Charts and diagrams as code
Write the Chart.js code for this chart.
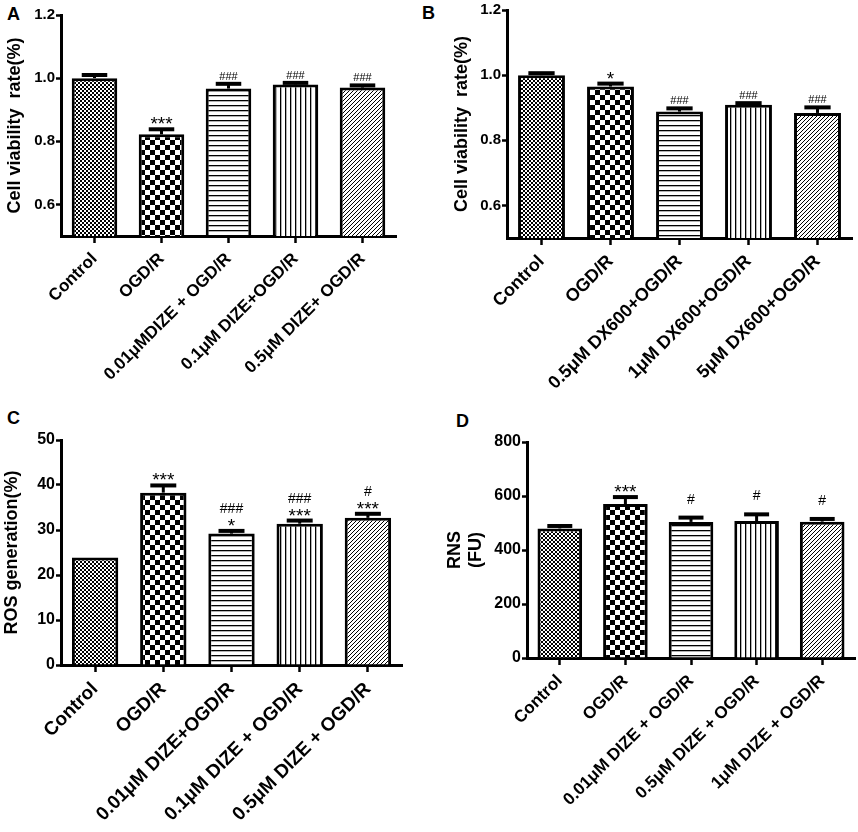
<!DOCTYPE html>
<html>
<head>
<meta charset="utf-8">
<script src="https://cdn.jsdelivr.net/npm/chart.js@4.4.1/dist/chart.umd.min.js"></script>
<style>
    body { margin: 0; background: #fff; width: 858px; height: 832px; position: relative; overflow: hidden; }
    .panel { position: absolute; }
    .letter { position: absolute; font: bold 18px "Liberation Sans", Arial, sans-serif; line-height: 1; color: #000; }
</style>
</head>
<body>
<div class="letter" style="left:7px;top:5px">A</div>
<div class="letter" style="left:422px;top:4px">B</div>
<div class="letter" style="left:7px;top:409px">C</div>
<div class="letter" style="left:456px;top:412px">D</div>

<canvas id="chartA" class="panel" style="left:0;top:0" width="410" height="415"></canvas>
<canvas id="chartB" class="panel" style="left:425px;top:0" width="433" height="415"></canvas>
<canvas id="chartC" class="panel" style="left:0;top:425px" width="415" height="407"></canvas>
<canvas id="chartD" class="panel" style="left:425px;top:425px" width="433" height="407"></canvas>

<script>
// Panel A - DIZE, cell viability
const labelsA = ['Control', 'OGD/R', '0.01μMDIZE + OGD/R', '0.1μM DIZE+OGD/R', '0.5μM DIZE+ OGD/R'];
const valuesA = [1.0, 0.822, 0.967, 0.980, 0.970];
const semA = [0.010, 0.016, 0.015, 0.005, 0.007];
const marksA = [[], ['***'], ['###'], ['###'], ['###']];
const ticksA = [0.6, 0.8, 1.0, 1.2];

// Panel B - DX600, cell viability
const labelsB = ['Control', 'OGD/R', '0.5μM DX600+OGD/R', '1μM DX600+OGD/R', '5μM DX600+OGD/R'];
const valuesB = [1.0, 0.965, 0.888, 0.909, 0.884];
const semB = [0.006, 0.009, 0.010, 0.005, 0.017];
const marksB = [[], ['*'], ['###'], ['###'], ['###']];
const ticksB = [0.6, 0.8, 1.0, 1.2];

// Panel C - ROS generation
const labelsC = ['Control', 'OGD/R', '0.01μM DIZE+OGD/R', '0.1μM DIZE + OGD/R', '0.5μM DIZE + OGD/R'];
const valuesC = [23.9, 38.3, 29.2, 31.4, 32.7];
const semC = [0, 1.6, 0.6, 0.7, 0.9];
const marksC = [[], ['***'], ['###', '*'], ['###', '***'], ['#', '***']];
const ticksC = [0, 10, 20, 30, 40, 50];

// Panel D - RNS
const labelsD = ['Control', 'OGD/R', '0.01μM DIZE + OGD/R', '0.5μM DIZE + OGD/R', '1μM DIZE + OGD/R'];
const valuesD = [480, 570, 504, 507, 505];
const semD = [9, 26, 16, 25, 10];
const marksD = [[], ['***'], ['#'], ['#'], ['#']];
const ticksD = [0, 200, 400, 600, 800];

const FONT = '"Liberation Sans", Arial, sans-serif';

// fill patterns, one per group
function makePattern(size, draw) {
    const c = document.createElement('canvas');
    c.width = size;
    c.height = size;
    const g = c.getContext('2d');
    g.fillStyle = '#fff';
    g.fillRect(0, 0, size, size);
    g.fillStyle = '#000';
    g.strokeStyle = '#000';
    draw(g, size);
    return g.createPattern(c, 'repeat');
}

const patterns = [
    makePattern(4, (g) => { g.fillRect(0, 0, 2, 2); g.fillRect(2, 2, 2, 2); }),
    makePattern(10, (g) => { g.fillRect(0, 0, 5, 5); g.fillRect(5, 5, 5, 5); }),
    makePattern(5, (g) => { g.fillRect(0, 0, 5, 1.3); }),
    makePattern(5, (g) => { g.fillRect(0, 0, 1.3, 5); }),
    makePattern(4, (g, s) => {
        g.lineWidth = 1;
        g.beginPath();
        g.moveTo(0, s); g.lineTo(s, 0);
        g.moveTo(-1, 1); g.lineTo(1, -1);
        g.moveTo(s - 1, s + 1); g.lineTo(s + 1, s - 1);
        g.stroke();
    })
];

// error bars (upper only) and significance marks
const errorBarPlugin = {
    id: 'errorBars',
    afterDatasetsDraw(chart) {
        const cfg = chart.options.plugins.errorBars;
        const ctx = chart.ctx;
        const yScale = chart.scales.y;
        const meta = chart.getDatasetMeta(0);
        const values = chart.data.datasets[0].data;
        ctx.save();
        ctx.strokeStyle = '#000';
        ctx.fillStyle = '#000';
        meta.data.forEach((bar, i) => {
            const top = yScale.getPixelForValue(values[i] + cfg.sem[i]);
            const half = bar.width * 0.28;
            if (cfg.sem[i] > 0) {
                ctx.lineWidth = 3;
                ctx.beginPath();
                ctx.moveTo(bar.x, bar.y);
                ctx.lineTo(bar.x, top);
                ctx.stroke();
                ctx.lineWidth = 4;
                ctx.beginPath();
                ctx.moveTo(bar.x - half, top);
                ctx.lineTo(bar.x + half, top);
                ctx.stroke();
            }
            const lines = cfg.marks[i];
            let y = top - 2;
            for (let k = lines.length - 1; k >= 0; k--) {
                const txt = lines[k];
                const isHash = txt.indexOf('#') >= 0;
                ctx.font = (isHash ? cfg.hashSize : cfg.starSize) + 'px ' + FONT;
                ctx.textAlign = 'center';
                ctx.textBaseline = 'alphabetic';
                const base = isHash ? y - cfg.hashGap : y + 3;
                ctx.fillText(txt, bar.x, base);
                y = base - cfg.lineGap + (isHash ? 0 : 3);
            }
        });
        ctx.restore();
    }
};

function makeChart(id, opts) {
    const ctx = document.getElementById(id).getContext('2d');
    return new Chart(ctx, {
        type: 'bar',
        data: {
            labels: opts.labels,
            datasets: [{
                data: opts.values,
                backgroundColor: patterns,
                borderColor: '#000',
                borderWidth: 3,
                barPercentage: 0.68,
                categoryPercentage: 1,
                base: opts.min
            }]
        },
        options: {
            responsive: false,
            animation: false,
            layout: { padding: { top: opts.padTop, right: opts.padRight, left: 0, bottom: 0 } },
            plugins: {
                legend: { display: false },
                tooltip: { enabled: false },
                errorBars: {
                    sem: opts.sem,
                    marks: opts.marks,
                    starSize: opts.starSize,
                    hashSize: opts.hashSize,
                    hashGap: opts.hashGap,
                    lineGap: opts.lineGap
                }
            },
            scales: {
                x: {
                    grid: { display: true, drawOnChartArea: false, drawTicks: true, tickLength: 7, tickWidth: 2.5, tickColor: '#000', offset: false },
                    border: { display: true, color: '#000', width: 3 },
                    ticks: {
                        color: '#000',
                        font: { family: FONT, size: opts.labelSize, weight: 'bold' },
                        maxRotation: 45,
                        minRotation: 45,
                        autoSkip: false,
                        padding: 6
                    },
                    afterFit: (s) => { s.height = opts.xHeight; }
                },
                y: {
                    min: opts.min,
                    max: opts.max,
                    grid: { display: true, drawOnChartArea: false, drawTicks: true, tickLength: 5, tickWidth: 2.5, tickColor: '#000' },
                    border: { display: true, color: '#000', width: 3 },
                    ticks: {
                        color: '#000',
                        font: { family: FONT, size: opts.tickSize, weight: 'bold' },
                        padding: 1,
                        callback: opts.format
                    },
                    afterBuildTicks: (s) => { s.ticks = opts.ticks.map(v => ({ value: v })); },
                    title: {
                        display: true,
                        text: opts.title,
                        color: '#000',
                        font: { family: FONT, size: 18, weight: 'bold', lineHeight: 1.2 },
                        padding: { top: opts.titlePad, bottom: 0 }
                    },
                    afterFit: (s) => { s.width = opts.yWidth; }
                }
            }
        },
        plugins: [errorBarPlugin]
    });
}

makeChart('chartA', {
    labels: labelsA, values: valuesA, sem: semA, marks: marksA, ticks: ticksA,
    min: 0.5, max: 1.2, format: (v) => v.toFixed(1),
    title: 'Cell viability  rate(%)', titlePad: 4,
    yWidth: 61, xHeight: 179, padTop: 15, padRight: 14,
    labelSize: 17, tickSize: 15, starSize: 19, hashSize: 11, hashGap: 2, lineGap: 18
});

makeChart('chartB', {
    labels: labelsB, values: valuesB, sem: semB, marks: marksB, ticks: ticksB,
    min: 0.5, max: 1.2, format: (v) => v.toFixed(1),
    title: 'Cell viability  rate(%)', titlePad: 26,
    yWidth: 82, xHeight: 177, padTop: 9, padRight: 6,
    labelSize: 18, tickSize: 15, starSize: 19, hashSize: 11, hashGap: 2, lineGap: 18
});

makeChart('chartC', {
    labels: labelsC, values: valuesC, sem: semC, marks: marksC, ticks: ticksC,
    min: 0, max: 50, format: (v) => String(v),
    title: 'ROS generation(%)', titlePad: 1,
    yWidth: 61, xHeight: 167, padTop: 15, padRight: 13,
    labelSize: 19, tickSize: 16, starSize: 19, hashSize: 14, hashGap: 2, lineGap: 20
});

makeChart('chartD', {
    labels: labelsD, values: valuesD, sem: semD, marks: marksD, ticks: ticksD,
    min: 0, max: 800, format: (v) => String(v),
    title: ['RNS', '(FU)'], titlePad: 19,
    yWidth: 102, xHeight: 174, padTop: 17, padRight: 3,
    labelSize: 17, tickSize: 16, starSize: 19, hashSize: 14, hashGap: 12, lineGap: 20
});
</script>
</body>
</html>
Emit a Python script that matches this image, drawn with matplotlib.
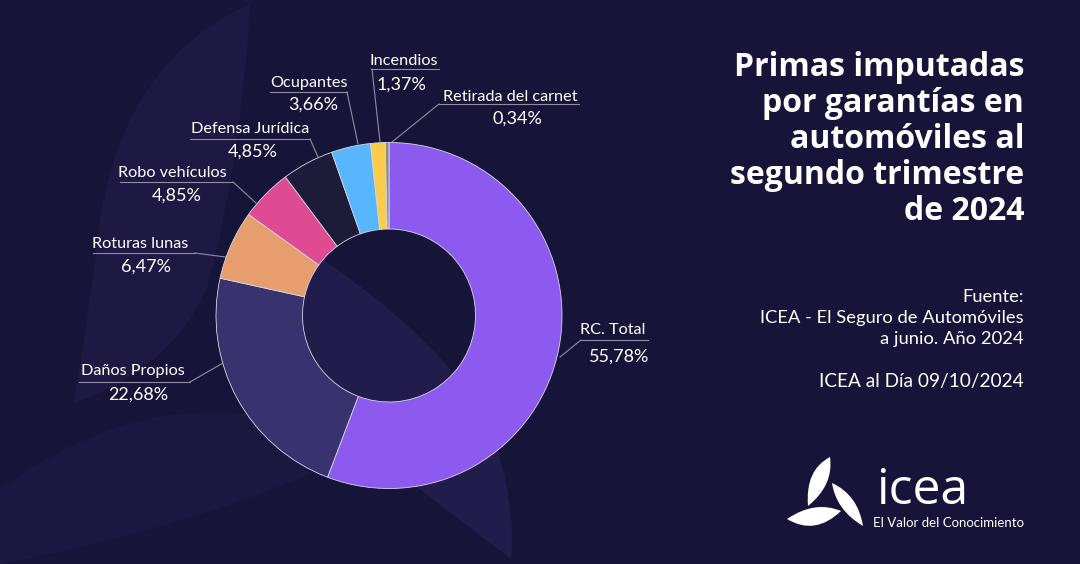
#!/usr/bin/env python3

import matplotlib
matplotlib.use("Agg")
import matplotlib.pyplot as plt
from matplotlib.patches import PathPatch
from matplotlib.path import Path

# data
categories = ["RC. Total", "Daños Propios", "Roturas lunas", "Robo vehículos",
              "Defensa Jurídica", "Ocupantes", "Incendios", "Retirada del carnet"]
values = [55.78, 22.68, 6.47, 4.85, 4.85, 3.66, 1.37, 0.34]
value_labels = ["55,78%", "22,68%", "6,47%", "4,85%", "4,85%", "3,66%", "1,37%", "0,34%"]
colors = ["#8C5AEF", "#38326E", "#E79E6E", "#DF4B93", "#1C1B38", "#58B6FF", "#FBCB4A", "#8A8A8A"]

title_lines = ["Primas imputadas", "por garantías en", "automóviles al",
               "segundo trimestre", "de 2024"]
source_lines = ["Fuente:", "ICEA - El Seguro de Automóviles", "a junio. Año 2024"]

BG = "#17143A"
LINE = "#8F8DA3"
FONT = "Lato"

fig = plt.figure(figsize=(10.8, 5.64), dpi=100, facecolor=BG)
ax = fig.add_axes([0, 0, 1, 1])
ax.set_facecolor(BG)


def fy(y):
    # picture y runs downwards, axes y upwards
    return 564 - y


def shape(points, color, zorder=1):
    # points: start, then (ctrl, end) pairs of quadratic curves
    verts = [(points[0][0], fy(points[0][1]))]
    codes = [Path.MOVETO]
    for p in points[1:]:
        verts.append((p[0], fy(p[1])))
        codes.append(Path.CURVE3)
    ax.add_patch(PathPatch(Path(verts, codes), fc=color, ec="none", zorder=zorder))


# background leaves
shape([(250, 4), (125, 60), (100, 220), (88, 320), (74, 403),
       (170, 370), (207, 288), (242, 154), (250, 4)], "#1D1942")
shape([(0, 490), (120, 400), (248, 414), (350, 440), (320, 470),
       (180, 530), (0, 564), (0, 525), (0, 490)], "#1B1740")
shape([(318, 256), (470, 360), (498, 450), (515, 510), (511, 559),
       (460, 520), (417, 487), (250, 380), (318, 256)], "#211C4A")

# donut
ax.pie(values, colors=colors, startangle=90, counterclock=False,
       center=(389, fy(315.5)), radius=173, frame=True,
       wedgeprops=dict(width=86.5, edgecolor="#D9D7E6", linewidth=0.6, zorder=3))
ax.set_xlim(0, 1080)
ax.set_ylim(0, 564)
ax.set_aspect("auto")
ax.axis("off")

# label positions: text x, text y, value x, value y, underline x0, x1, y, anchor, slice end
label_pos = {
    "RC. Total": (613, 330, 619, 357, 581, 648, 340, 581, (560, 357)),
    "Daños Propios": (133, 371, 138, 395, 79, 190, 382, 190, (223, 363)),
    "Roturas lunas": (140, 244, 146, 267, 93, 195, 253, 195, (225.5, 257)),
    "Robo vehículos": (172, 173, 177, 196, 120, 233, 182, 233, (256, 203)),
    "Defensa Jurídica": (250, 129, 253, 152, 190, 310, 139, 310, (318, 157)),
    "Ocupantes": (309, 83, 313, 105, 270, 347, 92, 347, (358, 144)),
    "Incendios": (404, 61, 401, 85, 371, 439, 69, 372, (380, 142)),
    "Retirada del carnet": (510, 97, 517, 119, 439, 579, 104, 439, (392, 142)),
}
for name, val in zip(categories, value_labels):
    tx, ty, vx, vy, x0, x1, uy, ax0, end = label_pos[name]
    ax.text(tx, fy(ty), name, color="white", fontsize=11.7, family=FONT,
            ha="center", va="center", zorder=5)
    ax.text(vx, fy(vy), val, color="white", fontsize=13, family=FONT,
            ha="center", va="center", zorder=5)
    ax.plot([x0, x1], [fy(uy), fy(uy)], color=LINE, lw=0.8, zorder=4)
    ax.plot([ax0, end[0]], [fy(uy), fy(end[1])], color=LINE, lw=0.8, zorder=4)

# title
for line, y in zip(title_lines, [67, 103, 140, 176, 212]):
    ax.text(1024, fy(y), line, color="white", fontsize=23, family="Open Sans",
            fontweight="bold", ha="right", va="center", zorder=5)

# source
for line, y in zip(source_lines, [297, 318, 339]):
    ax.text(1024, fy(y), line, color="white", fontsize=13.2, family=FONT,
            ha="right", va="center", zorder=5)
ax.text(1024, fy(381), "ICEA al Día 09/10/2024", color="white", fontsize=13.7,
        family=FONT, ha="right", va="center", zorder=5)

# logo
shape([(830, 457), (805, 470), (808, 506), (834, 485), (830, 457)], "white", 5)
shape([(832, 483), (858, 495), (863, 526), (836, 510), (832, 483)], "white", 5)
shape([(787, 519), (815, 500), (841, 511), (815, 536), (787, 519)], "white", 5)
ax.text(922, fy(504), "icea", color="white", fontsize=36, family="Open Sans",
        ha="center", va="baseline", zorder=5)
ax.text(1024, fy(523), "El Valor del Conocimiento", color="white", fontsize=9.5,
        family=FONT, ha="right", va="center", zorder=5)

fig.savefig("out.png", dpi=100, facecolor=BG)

## WORK TO DO
Skip the pictures, please, and transcribe only the lines from the beginning of the material through the one that contains "const ticksB = [0.6, 0.8, 1.0, 1.2];".

## SOLUTION
Write the Chart.js code for this chart.
<!DOCTYPE html>
<html>
<head>
<meta charset="utf-8">
<script src="https://cdn.jsdelivr.net/npm/chart.js@4.4.1/dist/chart.umd.min.js"></script>
<style>
    body { margin: 0; background: #fff; width: 858px; height: 832px; position: relative; overflow: hidden; }
    .panel { position: absolute; }
    .letter { position: absolute; font: bold 18px "Liberation Sans", Arial, sans-serif; line-height: 1; color: #000; }
</style>
</head>
<body>
<div class="letter" style="left:7px;top:5px">A</div>
<div class="letter" style="left:422px;top:4px">B</div>
<div class="letter" style="left:7px;top:409px">C</div>
<div class="letter" style="left:456px;top:412px">D</div>

<canvas id="chartA" class="panel" style="left:0;top:0" width="410" height="415"></canvas>
<canvas id="chartB" class="panel" style="left:425px;top:0" width="433" height="415"></canvas>
<canvas id="chartC" class="panel" style="left:0;top:425px" width="415" height="407"></canvas>
<canvas id="chartD" class="panel" style="left:425px;top:425px" width="433" height="407"></canvas>

<script>
// Panel A - DIZE, cell viability
const labelsA = ['Control', 'OGD/R', '0.01μMDIZE + OGD/R', '0.1μM DIZE+OGD/R', '0.5μM DIZE+ OGD/R'];
const valuesA = [1.0, 0.822, 0.967, 0.980, 0.970];
const semA = [0.010, 0.016, 0.015, 0.005, 0.007];
const marksA = [[], ['***'], ['###'], ['###'], ['###']];
const ticksA = [0.6, 0.8, 1.0, 1.2];

// Panel B - DX600, cell viability
const labelsB = ['Control', 'OGD/R', '0.5μM DX600+OGD/R', '1μM DX600+OGD/R', '5μM DX600+OGD/R'];
const valuesB = [1.0, 0.965, 0.888, 0.909, 0.884];
const semB = [0.006, 0.009, 0.010, 0.005, 0.017];
const marksB = [[], ['*'], ['###'], ['###'], ['###']];
const ticksB = [0.6, 0.8, 1.0, 1.2];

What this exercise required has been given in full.